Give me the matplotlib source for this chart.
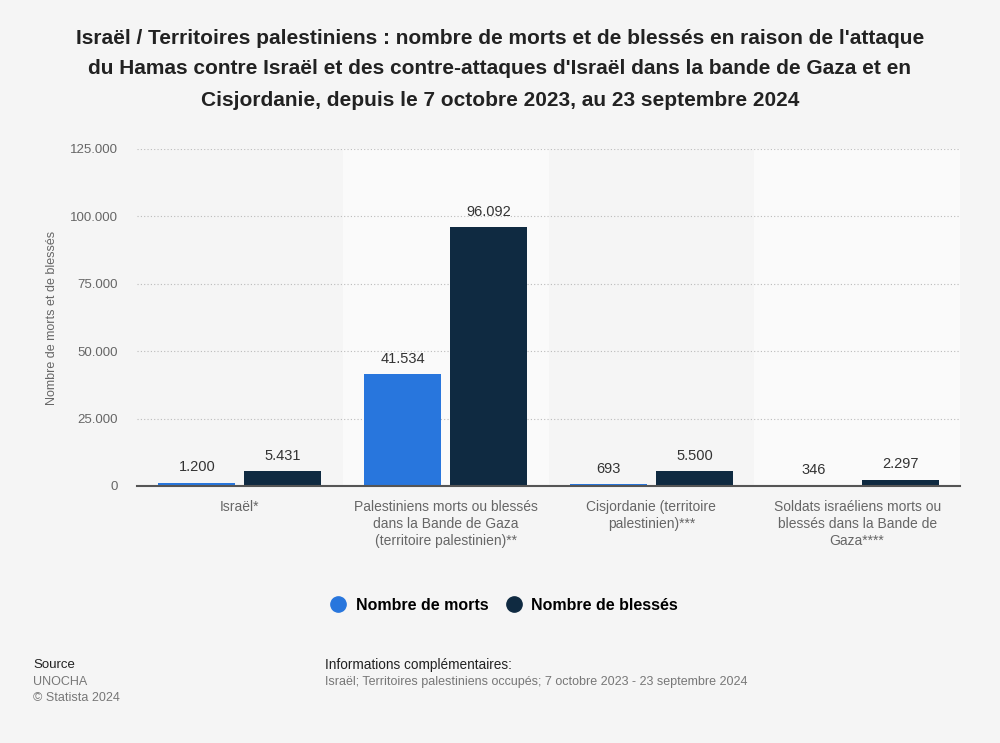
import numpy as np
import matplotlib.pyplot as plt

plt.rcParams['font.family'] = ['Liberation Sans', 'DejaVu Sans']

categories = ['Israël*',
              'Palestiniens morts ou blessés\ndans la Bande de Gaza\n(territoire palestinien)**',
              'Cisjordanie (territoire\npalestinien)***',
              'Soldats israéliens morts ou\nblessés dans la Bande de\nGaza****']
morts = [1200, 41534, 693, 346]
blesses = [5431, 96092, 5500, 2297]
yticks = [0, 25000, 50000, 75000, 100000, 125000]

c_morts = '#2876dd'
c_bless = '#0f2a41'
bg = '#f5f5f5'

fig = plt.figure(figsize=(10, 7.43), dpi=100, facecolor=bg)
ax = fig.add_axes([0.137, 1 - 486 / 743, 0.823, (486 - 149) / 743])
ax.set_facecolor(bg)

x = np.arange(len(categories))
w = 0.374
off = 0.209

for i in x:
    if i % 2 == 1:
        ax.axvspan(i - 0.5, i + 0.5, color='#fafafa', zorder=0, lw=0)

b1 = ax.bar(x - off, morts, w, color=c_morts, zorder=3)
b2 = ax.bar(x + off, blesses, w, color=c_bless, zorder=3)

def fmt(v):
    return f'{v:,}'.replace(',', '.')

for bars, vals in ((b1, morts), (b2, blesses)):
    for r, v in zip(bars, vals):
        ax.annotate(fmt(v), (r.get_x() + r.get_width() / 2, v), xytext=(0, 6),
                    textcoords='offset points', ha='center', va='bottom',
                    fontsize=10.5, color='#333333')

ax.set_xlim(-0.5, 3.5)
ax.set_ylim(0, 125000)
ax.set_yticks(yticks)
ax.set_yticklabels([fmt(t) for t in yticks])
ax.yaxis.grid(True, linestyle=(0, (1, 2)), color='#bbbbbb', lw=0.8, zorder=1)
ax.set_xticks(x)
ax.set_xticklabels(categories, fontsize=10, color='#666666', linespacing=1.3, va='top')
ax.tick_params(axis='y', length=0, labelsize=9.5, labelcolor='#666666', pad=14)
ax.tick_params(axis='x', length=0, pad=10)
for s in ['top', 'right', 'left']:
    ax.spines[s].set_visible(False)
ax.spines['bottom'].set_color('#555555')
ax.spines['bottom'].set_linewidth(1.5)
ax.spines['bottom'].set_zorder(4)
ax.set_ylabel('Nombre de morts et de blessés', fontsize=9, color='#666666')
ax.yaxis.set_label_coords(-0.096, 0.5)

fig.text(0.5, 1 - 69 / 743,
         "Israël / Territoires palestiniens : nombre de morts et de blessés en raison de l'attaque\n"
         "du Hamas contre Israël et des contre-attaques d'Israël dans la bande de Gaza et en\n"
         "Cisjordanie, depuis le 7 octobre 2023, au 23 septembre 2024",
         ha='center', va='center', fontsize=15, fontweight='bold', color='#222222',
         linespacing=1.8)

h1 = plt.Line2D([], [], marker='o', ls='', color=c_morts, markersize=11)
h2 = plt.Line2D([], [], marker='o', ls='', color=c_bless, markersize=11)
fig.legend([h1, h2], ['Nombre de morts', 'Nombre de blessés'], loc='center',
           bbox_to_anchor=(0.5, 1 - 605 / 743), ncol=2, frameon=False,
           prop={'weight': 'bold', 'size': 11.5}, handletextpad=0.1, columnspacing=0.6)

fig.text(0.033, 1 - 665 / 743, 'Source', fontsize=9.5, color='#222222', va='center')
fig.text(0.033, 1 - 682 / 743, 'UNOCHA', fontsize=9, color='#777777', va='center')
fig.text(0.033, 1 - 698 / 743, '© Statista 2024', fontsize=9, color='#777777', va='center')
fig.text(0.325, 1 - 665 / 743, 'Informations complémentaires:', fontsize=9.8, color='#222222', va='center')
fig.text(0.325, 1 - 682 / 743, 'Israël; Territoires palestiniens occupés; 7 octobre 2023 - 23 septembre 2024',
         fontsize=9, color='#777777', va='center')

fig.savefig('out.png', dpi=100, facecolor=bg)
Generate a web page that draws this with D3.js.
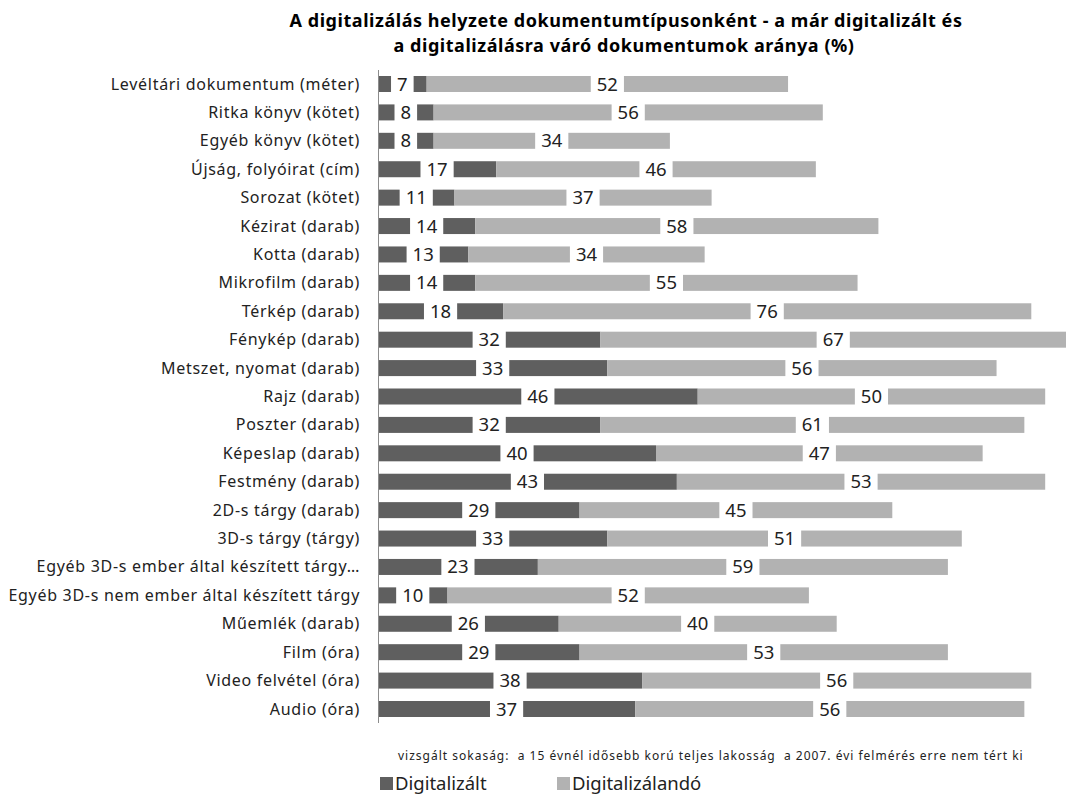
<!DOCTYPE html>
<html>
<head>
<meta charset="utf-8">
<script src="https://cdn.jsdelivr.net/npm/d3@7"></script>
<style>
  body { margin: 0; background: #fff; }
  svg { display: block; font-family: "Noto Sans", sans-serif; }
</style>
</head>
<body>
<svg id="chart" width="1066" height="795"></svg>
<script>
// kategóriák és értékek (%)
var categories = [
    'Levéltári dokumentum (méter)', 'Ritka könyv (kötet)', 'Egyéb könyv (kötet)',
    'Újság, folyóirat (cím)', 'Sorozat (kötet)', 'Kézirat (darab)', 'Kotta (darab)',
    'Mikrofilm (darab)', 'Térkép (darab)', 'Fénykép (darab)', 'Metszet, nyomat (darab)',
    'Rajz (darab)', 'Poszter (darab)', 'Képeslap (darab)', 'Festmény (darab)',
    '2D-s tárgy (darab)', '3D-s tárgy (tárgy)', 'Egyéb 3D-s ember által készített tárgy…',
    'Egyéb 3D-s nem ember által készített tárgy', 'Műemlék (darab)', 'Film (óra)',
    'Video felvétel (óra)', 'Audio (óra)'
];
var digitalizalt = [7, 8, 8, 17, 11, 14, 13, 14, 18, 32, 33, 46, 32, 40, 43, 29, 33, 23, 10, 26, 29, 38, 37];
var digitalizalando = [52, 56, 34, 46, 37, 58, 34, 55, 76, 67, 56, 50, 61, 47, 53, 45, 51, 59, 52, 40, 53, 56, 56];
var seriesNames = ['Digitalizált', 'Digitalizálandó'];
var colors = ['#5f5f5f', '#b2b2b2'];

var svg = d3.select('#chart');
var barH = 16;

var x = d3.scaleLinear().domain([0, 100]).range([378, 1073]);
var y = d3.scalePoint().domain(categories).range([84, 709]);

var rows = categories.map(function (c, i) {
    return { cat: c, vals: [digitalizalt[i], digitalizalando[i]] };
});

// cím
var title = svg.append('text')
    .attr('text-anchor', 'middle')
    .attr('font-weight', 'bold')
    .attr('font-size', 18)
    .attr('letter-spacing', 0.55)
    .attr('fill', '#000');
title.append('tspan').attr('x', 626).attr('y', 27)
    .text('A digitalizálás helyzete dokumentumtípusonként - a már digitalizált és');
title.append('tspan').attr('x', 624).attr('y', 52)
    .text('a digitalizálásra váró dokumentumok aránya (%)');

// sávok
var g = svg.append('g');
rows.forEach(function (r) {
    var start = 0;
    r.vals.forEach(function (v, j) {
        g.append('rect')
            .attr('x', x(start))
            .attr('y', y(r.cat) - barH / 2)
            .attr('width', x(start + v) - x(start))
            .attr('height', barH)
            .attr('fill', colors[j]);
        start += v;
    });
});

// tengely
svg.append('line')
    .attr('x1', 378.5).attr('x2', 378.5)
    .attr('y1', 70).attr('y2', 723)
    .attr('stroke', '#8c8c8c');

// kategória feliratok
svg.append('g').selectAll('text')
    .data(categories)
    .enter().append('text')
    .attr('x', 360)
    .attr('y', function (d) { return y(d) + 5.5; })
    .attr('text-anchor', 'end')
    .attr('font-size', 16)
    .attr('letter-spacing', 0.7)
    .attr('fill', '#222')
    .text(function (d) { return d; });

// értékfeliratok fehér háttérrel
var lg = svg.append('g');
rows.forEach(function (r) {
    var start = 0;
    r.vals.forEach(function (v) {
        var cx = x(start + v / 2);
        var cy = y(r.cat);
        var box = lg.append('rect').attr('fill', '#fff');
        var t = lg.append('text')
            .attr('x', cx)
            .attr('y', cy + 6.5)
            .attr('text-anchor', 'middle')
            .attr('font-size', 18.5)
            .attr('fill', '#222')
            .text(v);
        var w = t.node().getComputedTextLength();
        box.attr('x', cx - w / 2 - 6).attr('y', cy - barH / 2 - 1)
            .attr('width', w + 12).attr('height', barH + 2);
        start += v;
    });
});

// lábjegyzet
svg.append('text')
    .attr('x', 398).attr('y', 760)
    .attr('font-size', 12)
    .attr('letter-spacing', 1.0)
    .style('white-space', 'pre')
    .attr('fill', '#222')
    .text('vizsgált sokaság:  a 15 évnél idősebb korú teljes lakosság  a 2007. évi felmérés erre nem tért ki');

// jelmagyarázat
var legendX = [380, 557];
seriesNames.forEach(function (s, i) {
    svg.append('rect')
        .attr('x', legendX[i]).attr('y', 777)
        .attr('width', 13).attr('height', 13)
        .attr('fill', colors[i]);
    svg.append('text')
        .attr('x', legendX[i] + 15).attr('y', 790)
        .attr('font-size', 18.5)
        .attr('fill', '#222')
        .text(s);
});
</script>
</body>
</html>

• • • • • • •

• **Job**
Please repeat exactly the data above from its first line to the line that contains "plt.rcParams['font.family'] = ['Liberation", inclusive, and leave every picture out.

• **Task answer**
Give me the matplotlib source for this chart.
import numpy as np
import matplotlib.pyplot as plt

plt.rcParams['font.family'] = ['Liberation Sans', 'DejaVu Sans']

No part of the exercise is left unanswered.